Arizona’s so-called Affidavit of Succession (see Arizona Revised Statutes section 14-3971) proceeding resembles a stripped-down, highly shortened probate proceeding. It does require a court filing, but no formal notice is given to heirs, anyone named in a will or even the decedent’s creditors. It is available only if the decedent’s interest in the real estate was worth less than $75,000.
But what happens when the informality and lack of notice are used improperly? If someone uses the simplified process fraudulently, can they get away with wrongly taking the decedent’s property? A recent Arizona Court of Appeals decision addresses exactly that question.
When Rodney Olson died in 2003, he left three children and a home in Glendale, Arizona. There was a mortgage on the home, and his children got together and decided they would let the property go into foreclosure rather than try to take over the debts. A year later daughter Sherry Vandervort changed her mind; she moved in to the house, paid $11,000 in back mortgage payments and discussed with her brother and sister what it would take for her to acquire the house.
Ms. Vandervort’s brother waived any claims to the house, but her sister wanted her interest bought out. The two women agreed that Ms. Vandervort would pay her sister $25,000 over time, and she would keep the house. Then she turned to refinancing the loan.
Ms. Vandervort’s lawyer had the other two siblings sign quit-claim deeds to her, then he prepared and filed an Affidavit of Succession under Arizona’s simplified proceeding. In the Affidavit she alleged that she was the sole heir of her father’s estate; because of the nature of the simplified proceeding, no additional notice was given to the other two heirs. Based on the inaccurate filing, title was transferred to Ms. Vandevort’s name and she refinanced the property.
When Ms. Vandervort’s sister became upset about not getting payments on her agreed-upon $25,000, she initiated a full probate proceeding and sought to set aside the Affidavit insisting that it was inaccurate and in fact fraudulent. The holder of the note signed by Ms.

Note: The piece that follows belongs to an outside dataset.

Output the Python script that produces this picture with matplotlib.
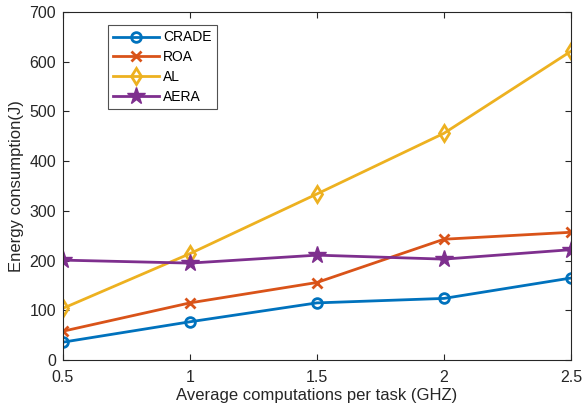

Vandervort objected, arguing that the proceeding had appeared valid, and that any misrepresentation or fraud had been committed by others; the lender claimed not to have been aware of any flaws in the simplified proceeding.
The trial court invalidated the Affidavit but agreed that the lender’s claim should be enforceable at least to the extent of the original loan amount. That left the lender out of luck as to the rest of the refinancing.
The Court of Appeals reversed, ruling that the full loan was valid and affirming the Affidavit of Succession as against innocent third parties. The proceeding was fraudulent (because Ms. Vandervort swore to an inaccurate statement about the estate’s heirs), according to the appellate court. The property should be drawn back into the estate and handled appropriately. But because the lender was not involved in the misrepresentations, the full amount of the loan should be a valid encumbrance against the property now to be held as part of the estate. Beck v. Deem, January 14, 2010.